DARK MONEY: THE HIDDEN HISTORY OF THE BILLIONAIRES BEHIND THE RISE OF THE RADICAL RIGHT by Jane Mayer.
One of the New York Times 10 Best Books of the Year.

Studies have shown that “increasingly concentrated wealth in America resulted in more polarization and extremism, especially on the right. Very rich benefactors in the Republican Party were far more opposed to taxes and regulations than the rest of the country. “The more Republicans depend upon 1% of the 1% donors, the more conservative they tend to be.

This book is fascinating, and terrifying, but it helped me understand some of what’s going on in American politics today. 


A DAY IN THE LIFE OF ABED SALAMA: ANATOMY OF A JERUSALEM TRAGEDY by Nathan Thrall.
Winner of the 2024 Pulitzer Prize for General Non-Fiction 

Immersive and gripping, an intimate story of a deadly accident outside Jerusalem that unravels a tangle of lives, loves, enmities, and histories over the course of one revealing, heartbreaking day. “It is hard to think of another book that gives such a poignant, deeply human face to the ongoing tragedy of Palestine.

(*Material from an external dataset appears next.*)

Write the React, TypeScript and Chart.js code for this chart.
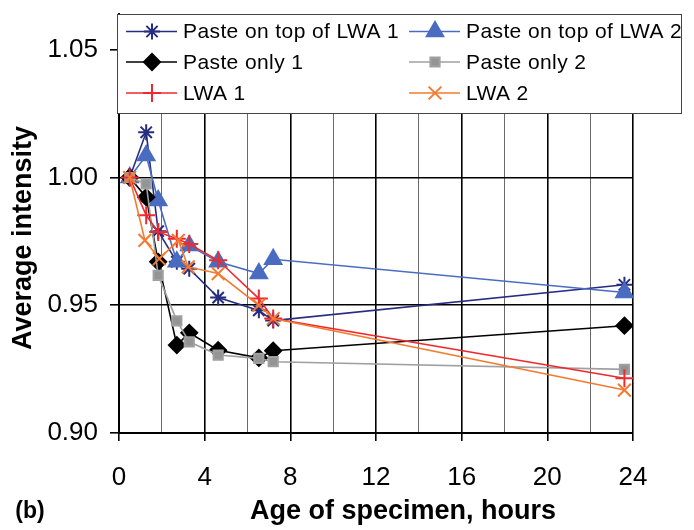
import React, { useEffect, useRef } from 'react';
import { Chart, registerables } from 'chart.js';
import { drawPoint } from 'chart.js/helpers';

Chart.register(...registerables);

// ---- data ----
const hours = [0.5, 1.27, 1.83, 2.7, 3.28, 4.63, 6.53, 7.2, 23.6];
const hoursLwa2 = [0.5, 1.21, 1.88, 2.77, 3.23, 4.63, 6.53, 7.2, 23.6];
const pasteTopLwa1 = [1.0, 1.0177, 0.979, 0.967, 0.9643, 0.953, 0.948, 0.944, 0.958];
const pasteTopLwa2 = [1.0, 1.0086, 0.991, 0.967, 0.9734, 0.967, 0.9624, 0.968, 0.955];
const pasteOnly1 = [1.0, 0.9923, 0.967, 0.9344, 0.9392, 0.9324, 0.9294, 0.9322, 0.942];
const pasteOnly2 = [1.0, 0.9975, 0.9617, 0.9439, 0.9357, 0.9305, 0.9292, 0.9279, 0.9249];
const lwa1 = [1.0, 0.9852, 0.9787, 0.976, 0.974, 0.9676, 0.9526, 0.9448, 0.9214];
const lwa2 = [1.0, 0.9754, 0.9682, 0.9754, 0.965, 0.9624, 0.95, 0.9448, 0.9168];

const seriesNames = [
  'Paste on top of LWA 1',
  'Paste on top of LWA 2',
  'Paste only 1',
  'Paste only 2',
  'LWA 1',
  'LWA 2',
];
const xTicks = [0, 2, 4, 6, 8, 10, 12, 14, 16, 18, 20, 22, 24];
const yTicks = [0.9, 0.95, 1.0, 1.05];

const FONT = '"Liberation Sans", Arial, sans-serif';

const toPts = (xs: number[], ys: number[]) => ys.map((y, i) => ({ x: xs[i], y }));

export default function App() {
  const ref = useRef<HTMLCanvasElement | null>(null);

  useEffect(() => {
    if (!ref.current) return;
    const styles = [
      { color: '#262C80', point: 'star', r: 8, fill: '#262C80' },
      { color: '#4A6CC0', point: 'triangle', r: 9.5, fill: '#4A6CC0' },
      { color: '#000000', point: 'rectRot', r: 8, fill: '#000000' },
      { color: '#A0A0A0', point: 'rect', r: 6.5, fill: '#949494' },
      { color: '#EE2A2E', point: 'cross', r: 9, fill: '#EE2A2E' },
      { color: '#F47A30', point: 'crossRot', r: 9, fill: '#F47A30' },
    ];
    const values = [pasteTopLwa1, pasteTopLwa2, pasteOnly1, pasteOnly2, lwa1, lwa2];
    const datasets = values.map((v, i) => ({
      label: seriesNames[i],
      data: toPts(i === 5 ? hoursLwa2 : hours, v),
      borderColor: styles[i].color,
      backgroundColor: styles[i].fill,
      pointBorderColor: styles[i].color,
      pointBackgroundColor: styles[i].fill,
      pointStyle: styles[i].point as any,
      pointRadius: styles[i].r,
      pointBorderWidth: 2,
      borderWidth: 1.6,
      tension: 0,
      order: 6 - i,
    }));

    const decor = {
      id: 'decor',
      afterDraw(chart: any) {
        const ctx = chart.ctx as CanvasRenderingContext2D;
        ctx.save();
        // legend box
        const bx = 117, by = 14, bw = 564, bh = 99;
        ctx.fillStyle = '#fff';
        ctx.fillRect(bx, by, bw, bh);
        ctx.strokeStyle = '#444';
        ctx.lineWidth = 1;
        ctx.strokeRect(bx + 0.5, by + 0.5, bw, bh);
        const colX = [126, 409];
        const rowY = [31.5, 62, 93];
        chart.data.datasets.forEach((ds: any, i: number) => {
          const x0 = colX[i % 2];
          const y0 = rowY[Math.floor(i / 2)];
          ctx.strokeStyle = ds.borderColor;
          ctx.lineWidth = 1.6;
          ctx.beginPath();
          ctx.moveTo(x0, y0);
          ctx.lineTo(x0 + 51, y0);
          ctx.stroke();
          ctx.fillStyle = ds.pointBackgroundColor;
          ctx.strokeStyle = ds.pointBorderColor;
          ctx.lineWidth = 2;
          drawPoint(ctx, { pointStyle: ds.pointStyle, radius: ds.pointRadius, rotation: 0, borderWidth: 2 } as any, x0 + 26, y0);
          ctx.fillStyle = '#000';
          ctx.font = `21px ${FONT}`;
          (ctx as any).letterSpacing = '0.4px';
          ctx.textAlign = 'left';
          ctx.textBaseline = 'middle';
          ctx.fillText(ds.label, x0 + 57, y0 + 1);
          (ctx as any).letterSpacing = '0px';
        });
        // axis titles
        ctx.fillStyle = '#000';
        ctx.font = `bold 27px ${FONT}`;
        ctx.textAlign = 'center';
        ctx.textBaseline = 'middle';
        ctx.fillText('Age of specimen, hours', 403, 512);
        ctx.font = `bold 23px ${FONT}`;
        ctx.fillText('(b)', 30, 512);
        ctx.save();
        ctx.translate(24, 238);
        ctx.rotate(-Math.PI / 2);
        ctx.font = `bold 27px ${FONT}`;
        ctx.fillText('Average intensity', 0, 0);
        ctx.restore();
        ctx.restore();
      },
    };

    const chart = new Chart(ref.current, {
      type: 'line',
      data: { datasets: datasets as any },
      options: {
        responsive: false,
        animation: false,
        devicePixelRatio: 1,
        layout: { padding: { left: 0, right: 61, top: 14, bottom: 0 } },
        plugins: { legend: { display: false }, tooltip: { enabled: false } },
        scales: {
          x: {
            type: 'linear',
            min: 0,
            max: 24,
            afterBuildTicks: (s: any) => {
              s.ticks = xTicks.map((v) => ({ value: v }));
            },
            afterFit: (s: any) => {
              s.height = 97;
              s.paddingLeft = 0;
              s.paddingRight = 0;
            },
            ticks: {
              autoSkip: false,
              maxRotation: 0,
              padding: 21,
              color: '#000',
              font: { size: 26, family: FONT },
              callback: (v: any) => (Number(v) % 4 === 0 ? String(v) : ''),
            },
            grid: {
              color: (c: any) => (c.tick && c.tick.value % 4 === 0 ? '#000' : '#6a6a6a'),
              lineWidth: (c: any) => (c.tick && c.tick.value % 4 === 0 ? 1.6 : 1),
              tickColor: (c: any) => (c.tick && c.tick.value % 4 === 0 ? '#000' : 'rgba(0,0,0,0)'),
              tickLength: 8,
            },
            border: { display: true, color: '#000', width: 2 },
          },
          y: {
            type: 'linear',
            min: 0.9,
            max: 1.064,
            afterBuildTicks: (s: any) => {
              s.ticks = yTicks.map((v) => ({ value: v }));
            },
            afterFit: (s: any) => {
              s.width = 119;
              s.paddingTop = 0;
              s.paddingBottom = 0;
            },
            ticks: {
              padding: 12,
              color: '#000',
              font: { size: 26, family: FONT },
              callback: (v: any) => Number(v).toFixed(2),
            },
            grid: {
              color: '#000',
              lineWidth: 1.6,
              tickLength: 9,
            },
            border: { display: true, color: '#000', width: 2 },
          },
        },
      },
      plugins: [decor],
    });
    return () => chart.destroy();
  }, []);

  return (
    <div style={{ position: 'absolute', left: 0, top: 0, width: 694, height: 530, background: '#fff' }}>
      <canvas ref={ref} width={694} height={530} style={{ width: 694, height: 530, display: 'block' }} />
    </div>
  );
}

Thrall’s evocation of both a terrible crisis and the daily humiliations of life under occupation is nothing short of heart-breaking.

Given what we’ve watched happen in Israel and Gaza this year, I really wanted to read this book, and I was not disappointed.

Ok, there’s others, but this post is long enough as it is. Solid ideas for the readers in your life for this holiday season, understanding that reading is such a personal thing, it’s often impossible to predict what someone will love.

I’ll share more books I really enjoyed reading in 2025 in a future post, but these were my favorites, the best books I read in 2025!